The Franchise: Brainstormer is a San Francisco-based franchise specializing in both pub quizzes and providing trivia-centric entertainment for corporate events. Its website is a social networking marvel compared to those of Pub Quiz USA, Geeks Who Drink and All-Star Pop Culture — allowing users at home to register their teams and team members for League Play. From there, teams battle within their region for the highest cumulative score of an eight week season, vying for the $500 grand prize.
League Play has not made its way to Seattle yet, but you can still customize your standing within the national franchise with pictures and a brief bio. Although Brainstormer is a franchise heavy with intriguing new concepts and chances for expansion, pub quizzes live and die by live performances. How does Brainstormer stack up against its competitors?The Bar:
Pyramid Alehouse (SoDo, 1201 First Avenue South) serves as Brainstormer’s flagship Trivia Night within Seattle. That statement really just means that it’s much larger than Elephant and Castle, Brainstormer’s other installation within the city.
It could’ve been an unfair judgment to come here on the day of a Mariners game, but that’s probably not the case. After all, the game day run-off makes up a substantial chunk of Pyramid’s clientele. This run-off turned the beginning of the quiz into a chaotic affair that was made no easier by a lack of seating and an inevitably stressed service staff.
On the other hand, the ruckus combined with well-spaced booths and tables offers a luxury extremely few bars can afford their trivia nights — the ability to talk your team through questions at a reasonable volume without the fear of being overheard by unscrupulous question snipers.
The Host: Bob Deeken became a quizmaster for Brainstormer about three years ago after frequenting the franchise’s quizzes in San Francisco. These quizzes were hosted by Brainstormer’s owner, Liam McAtasney, who identified with the quiz enthusiast enough to have him hold the fort in Washington.
Bob has excellent diction and a soothing voice that’s more reminiscent of a radio baseball announcer than your average awkward quiz geek.
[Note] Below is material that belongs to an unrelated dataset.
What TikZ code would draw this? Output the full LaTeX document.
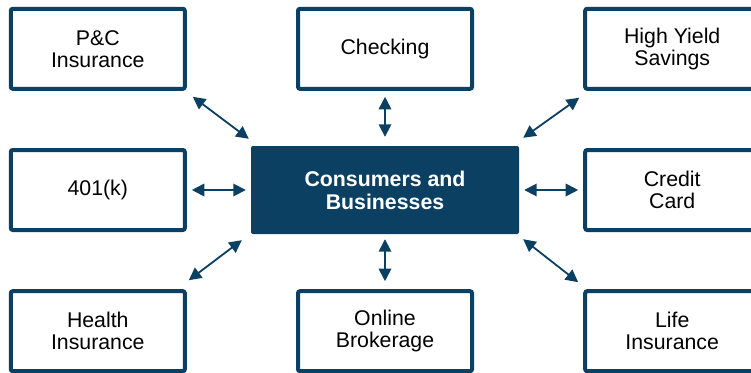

Considering the noise, Bob’s clear and nearly banter-free presentation was refreshingly easy to follow. He might not have built as much of a connection to his audience, but for the purposes of Brainstormer’s prefab quiz nights, Deeken fit the role perfectly.
The Quiz: Brainstormer’s quizzes are incredibly diverse, well-organized and rarely either pathetically easy or impossibly hard. Literature, sports, current events and even science (gasp) were covered in one question or another; in stark contrast to All-Star Pop Culture, my fairly well-balanced team ended up contributing to the answer sheets more equally than I’d been used to. Sadly, from ads on the back of every specially branded answer sheet to mid-round identification, Brainstormer’s quiz never allows you forget where the night of entertainment came from — or at least that it didn’t come from Seattle.
The prizes were rather unimpressive besides First Place snagging a healthy parcel of Pyramid Alehouse credit — second place got a couple of coupons for free appetizers with a laundry list of conditions, the most irritating of which being that they couldn’t be used on a game night. It may be gauche to complain about swag you got from a free-of-charge pub quiz, but coupons are right alongside scratch tickets on the lame prize spectrum.
Special Effects: There was both a handout, visual-heavy round (this week: Match the Fictional Teacher to the Movie/TV Show) and an audio round with songs and artists selected by Bob Deeken himself. I appreciated the fact that Deeken was behind at least one of the rounds, but it still couldn’t kick the omnipresent feeling that he was more of an announcer than a trivia host (no offense meant to Mr. Deeken, as I’m sure the former pretty much universally carries much more prestige).
The Verdict: For all of Brainstormer’s solid questions, impressive special features and articulate hosting, its pub quiz just seems to be missing something. The cliche “soul” comes to mind, but Brainstormer isn’t exactly some evil global corporation and Bob Deeken is one of the nicer quizmasters I’ve ever interviewed. If I had to guess what the quiz was missing, it’d be an organic connection to its venue.
The fact that Pyramid Alehouse was so packed and only 5-6 teams entered the free quiz may just mean that the venue simply wasn’t built for trivia. Regardless, the whole affair was ultimately forgettable — more of a novelty of the Alehouse’s Wednesdays than an attention-commanding feature of the night.
Brainstormer isn’t bad, or even unpleasant, but when I thought about how there was no shortage of local quizmasters wracking their brains every week in the attempt to make something really special from the ground up — I felt kind of dirty filling out answer sheets mailed in from San Francisco.
The league aspect of Brainstormer might be a nice motivation for return visits, but unfortunately it hasn’t come to Seattle. Ultimately, it’s alot of ingredients to a great quiz night that went a little stale en route north.